━━ DATASET ROWS ━━
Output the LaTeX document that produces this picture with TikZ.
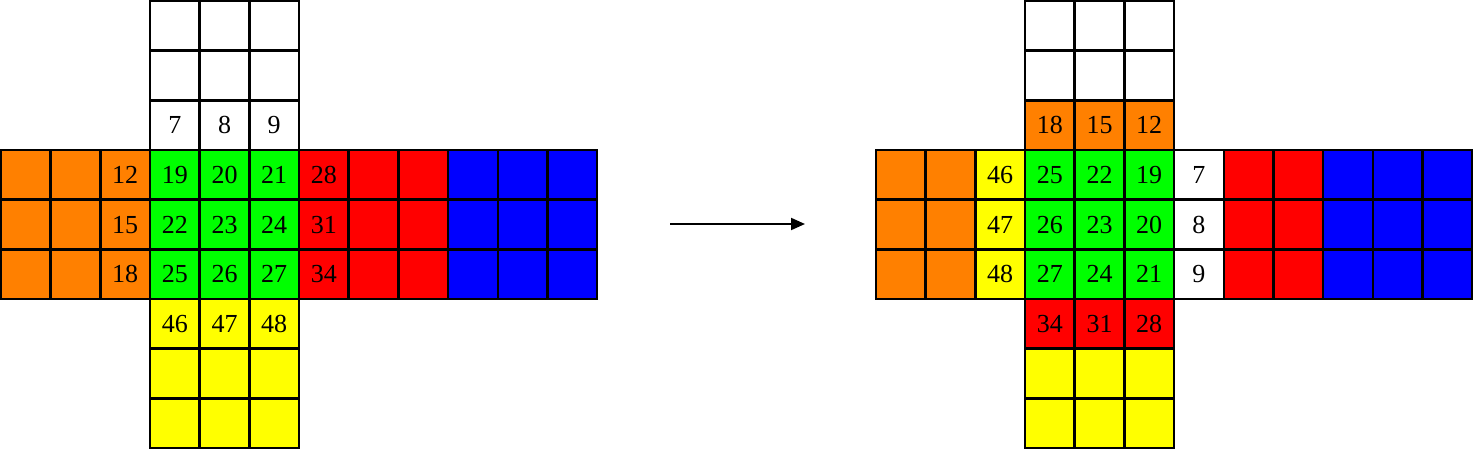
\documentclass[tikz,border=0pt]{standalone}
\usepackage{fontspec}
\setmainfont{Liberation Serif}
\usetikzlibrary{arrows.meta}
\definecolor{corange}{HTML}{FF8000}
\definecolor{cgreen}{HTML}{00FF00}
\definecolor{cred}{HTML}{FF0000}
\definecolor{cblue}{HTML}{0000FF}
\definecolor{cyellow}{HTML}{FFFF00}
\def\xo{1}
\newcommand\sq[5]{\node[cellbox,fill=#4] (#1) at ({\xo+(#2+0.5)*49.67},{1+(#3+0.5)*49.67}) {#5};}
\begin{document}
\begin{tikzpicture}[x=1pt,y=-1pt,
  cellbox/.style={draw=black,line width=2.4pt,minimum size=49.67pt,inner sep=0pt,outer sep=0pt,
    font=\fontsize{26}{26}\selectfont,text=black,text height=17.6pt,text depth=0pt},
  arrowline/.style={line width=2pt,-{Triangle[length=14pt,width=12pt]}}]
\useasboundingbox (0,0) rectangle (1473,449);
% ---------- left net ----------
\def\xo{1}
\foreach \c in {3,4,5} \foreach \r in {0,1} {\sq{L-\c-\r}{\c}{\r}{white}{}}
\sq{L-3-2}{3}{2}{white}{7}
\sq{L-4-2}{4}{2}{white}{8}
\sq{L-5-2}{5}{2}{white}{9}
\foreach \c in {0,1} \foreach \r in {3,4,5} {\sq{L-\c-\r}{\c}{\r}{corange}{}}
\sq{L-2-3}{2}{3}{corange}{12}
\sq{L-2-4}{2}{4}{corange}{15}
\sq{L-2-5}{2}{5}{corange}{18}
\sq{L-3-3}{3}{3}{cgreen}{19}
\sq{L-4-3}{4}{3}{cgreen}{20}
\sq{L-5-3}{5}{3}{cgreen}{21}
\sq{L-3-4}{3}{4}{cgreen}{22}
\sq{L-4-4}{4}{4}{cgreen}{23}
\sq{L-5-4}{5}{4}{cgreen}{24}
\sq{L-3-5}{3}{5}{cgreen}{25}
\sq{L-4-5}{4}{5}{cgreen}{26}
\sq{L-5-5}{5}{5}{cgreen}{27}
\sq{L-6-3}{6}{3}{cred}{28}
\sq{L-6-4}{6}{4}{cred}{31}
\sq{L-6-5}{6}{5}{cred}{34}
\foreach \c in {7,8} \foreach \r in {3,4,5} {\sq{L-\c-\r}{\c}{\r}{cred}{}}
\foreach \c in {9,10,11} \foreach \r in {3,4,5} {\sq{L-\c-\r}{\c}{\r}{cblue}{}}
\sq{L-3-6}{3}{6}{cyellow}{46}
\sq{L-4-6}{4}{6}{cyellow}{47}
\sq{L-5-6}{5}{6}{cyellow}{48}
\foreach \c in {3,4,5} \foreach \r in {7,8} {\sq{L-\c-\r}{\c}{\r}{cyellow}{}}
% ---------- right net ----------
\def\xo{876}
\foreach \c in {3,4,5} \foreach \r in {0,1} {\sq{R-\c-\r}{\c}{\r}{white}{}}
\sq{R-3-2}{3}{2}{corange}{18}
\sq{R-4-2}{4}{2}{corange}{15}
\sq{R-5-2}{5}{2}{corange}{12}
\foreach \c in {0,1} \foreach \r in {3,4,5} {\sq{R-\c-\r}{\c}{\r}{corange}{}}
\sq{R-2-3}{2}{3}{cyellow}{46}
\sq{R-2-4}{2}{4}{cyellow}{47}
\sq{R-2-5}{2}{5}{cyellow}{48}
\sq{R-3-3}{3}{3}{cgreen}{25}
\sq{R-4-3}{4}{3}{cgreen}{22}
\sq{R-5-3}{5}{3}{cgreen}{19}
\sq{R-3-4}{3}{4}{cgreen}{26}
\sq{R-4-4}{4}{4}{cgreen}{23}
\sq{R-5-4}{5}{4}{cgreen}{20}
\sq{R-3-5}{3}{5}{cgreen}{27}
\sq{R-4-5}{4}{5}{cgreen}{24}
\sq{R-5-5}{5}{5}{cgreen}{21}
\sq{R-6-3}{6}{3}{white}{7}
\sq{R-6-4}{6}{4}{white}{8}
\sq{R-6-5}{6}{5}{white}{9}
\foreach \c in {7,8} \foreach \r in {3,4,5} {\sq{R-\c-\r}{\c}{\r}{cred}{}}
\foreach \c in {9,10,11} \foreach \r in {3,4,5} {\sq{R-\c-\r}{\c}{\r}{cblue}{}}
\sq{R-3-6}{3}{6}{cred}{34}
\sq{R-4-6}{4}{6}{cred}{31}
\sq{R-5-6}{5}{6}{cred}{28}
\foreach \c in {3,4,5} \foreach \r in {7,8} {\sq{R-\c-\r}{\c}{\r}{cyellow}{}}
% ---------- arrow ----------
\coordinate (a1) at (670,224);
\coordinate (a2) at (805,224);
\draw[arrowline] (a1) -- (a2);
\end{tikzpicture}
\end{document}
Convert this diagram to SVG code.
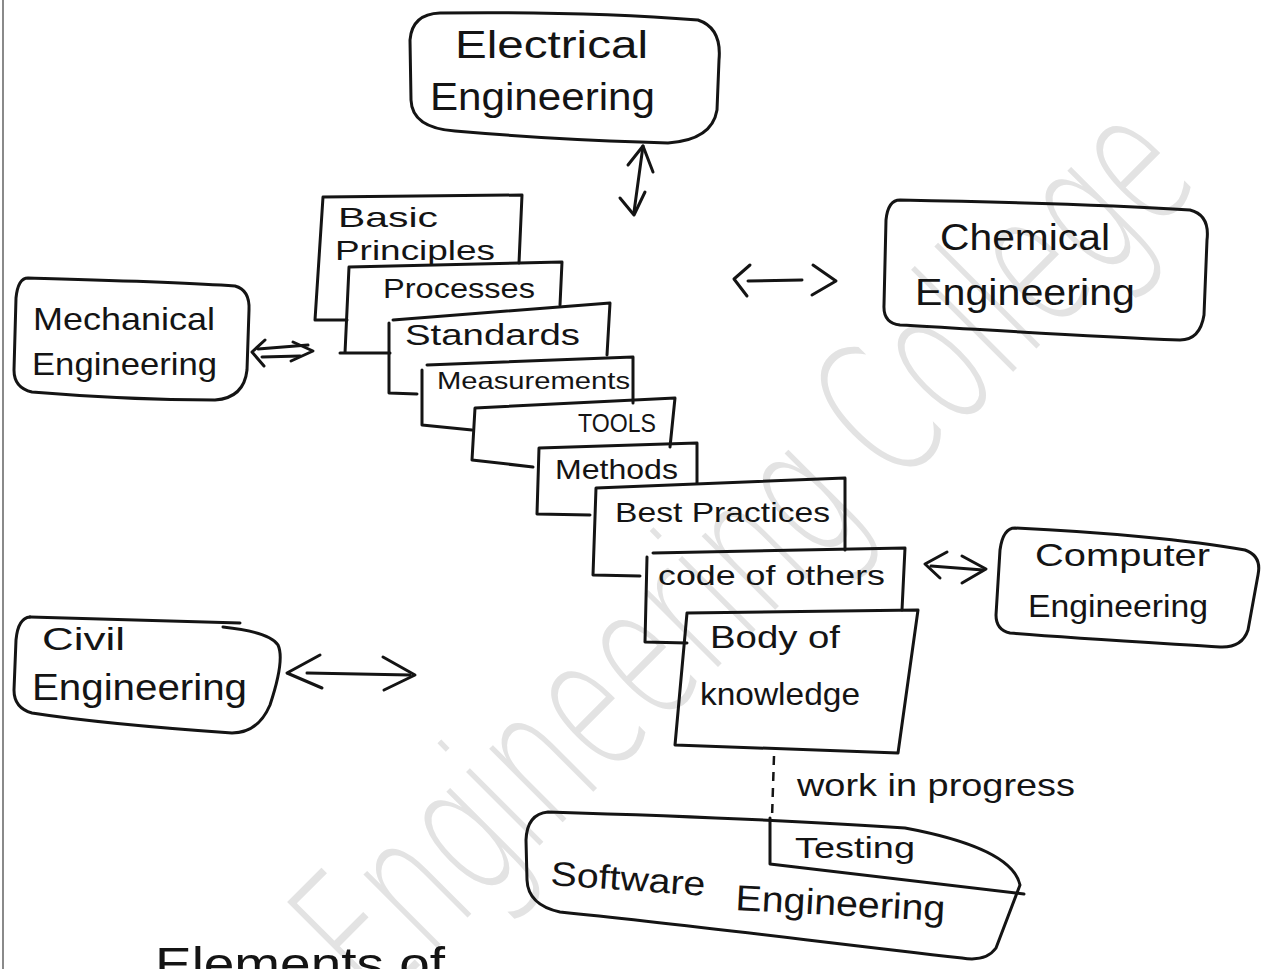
━━━
• **TASK DESCRIPTION**
Quote the material exactly. Pictures stay out.

• **WORKED SOLUTION**
Output the LaTeX document that produces this picture with TikZ.
\documentclass[tikz,border=0pt]{standalone}
\usepackage{fontspec}
\setmainfont{Liberation Serif}
\usetikzlibrary{arrows.meta}
\definecolor{corange}{HTML}{FF8000}
\definecolor{cgreen}{HTML}{00FF00}
\definecolor{cred}{HTML}{FF0000}
\definecolor{cblue}{HTML}{0000FF}
\definecolor{cyellow}{HTML}{FFFF00}
\def\xo{1}
\newcommand\sq[5]{\node[cellbox,fill=#4] (#1) at ({\xo+(#2+0.5)*49.67},{1+(#3+0.5)*49.67}) {#5};}
\begin{document}
\begin{tikzpicture}[x=1pt,y=-1pt,
  cellbox/.style={draw=black,line width=2.4pt,minimum size=49.67pt,inner sep=0pt,outer sep=0pt,
    font=\fontsize{26}{26}\selectfont,text=black,text height=17.6pt,text depth=0pt},
  arrowline/.style={line width=2pt,-{Triangle[length=14pt,width=12pt]}}]
\useasboundingbox (0,0) rectangle (1473,449);
% ---------- left net ----------
\def\xo{1}
\foreach \c in {3,4,5} \foreach \r in {0,1} {\sq{L-\c-\r}{\c}{\r}{white}{}}
\sq{L-3-2}{3}{2}{white}{7}
\sq{L-4-2}{4}{2}{white}{8}
\sq{L-5-2}{5}{2}{white}{9}
\foreach \c in {0,1} \foreach \r in {3,4,5} {\sq{L-\c-\r}{\c}{\r}{corange}{}}
\sq{L-2-3}{2}{3}{corange}{12}
\sq{L-2-4}{2}{4}{corange}{15}
\sq{L-2-5}{2}{5}{corange}{18}
\sq{L-3-3}{3}{3}{cgreen}{19}
\sq{L-4-3}{4}{3}{cgreen}{20}
\sq{L-5-3}{5}{3}{cgreen}{21}
\sq{L-3-4}{3}{4}{cgreen}{22}
\sq{L-4-4}{4}{4}{cgreen}{23}
\sq{L-5-4}{5}{4}{cgreen}{24}
\sq{L-3-5}{3}{5}{cgreen}{25}
\sq{L-4-5}{4}{5}{cgreen}{26}
\sq{L-5-5}{5}{5}{cgreen}{27}
\sq{L-6-3}{6}{3}{cred}{28}
\sq{L-6-4}{6}{4}{cred}{31}
\sq{L-6-5}{6}{5}{cred}{34}
\foreach \c in {7,8} \foreach \r in {3,4,5} {\sq{L-\c-\r}{\c}{\r}{cred}{}}
\foreach \c in {9,10,11} \foreach \r in {3,4,5} {\sq{L-\c-\r}{\c}{\r}{cblue}{}}
\sq{L-3-6}{3}{6}{cyellow}{46}
\sq{L-4-6}{4}{6}{cyellow}{47}
\sq{L-5-6}{5}{6}{cyellow}{48}
\foreach \c in {3,4,5} \foreach \r in {7,8} {\sq{L-\c-\r}{\c}{\r}{cyellow}{}}
% ---------- right net ----------
\def\xo{876}
\foreach \c in {3,4,5} \foreach \r in {0,1} {\sq{R-\c-\r}{\c}{\r}{white}{}}
\sq{R-3-2}{3}{2}{corange}{18}
\sq{R-4-2}{4}{2}{corange}{15}
\sq{R-5-2}{5}{2}{corange}{12}
\foreach \c in {0,1} \foreach \r in {3,4,5} {\sq{R-\c-\r}{\c}{\r}{corange}{}}
\sq{R-2-3}{2}{3}{cyellow}{46}
\sq{R-2-4}{2}{4}{cyellow}{47}
\sq{R-2-5}{2}{5}{cyellow}{48}
\sq{R-3-3}{3}{3}{cgreen}{25}
\sq{R-4-3}{4}{3}{cgreen}{22}
\sq{R-5-3}{5}{3}{cgreen}{19}
\sq{R-3-4}{3}{4}{cgreen}{26}
\sq{R-4-4}{4}{4}{cgreen}{23}
\sq{R-5-4}{5}{4}{cgreen}{20}
\sq{R-3-5}{3}{5}{cgreen}{27}
\sq{R-4-5}{4}{5}{cgreen}{24}
\sq{R-5-5}{5}{5}{cgreen}{21}
\sq{R-6-3}{6}{3}{white}{7}
\sq{R-6-4}{6}{4}{white}{8}
\sq{R-6-5}{6}{5}{white}{9}
\foreach \c in {7,8} \foreach \r in {3,4,5} {\sq{R-\c-\r}{\c}{\r}{cred}{}}
\foreach \c in {9,10,11} \foreach \r in {3,4,5} {\sq{R-\c-\r}{\c}{\r}{cblue}{}}
\sq{R-3-6}{3}{6}{cred}{34}
\sq{R-4-6}{4}{6}{cred}{31}
\sq{R-5-6}{5}{6}{cred}{28}
\foreach \c in {3,4,5} \foreach \r in {7,8} {\sq{R-\c-\r}{\c}{\r}{cyellow}{}}
% ---------- arrow ----------
\coordinate (a1) at (670,224);
\coordinate (a2) at (805,224);
\draw[arrowline] (a1) -- (a2);
\end{tikzpicture}
\end{document}
Convert this diagram to SVG code.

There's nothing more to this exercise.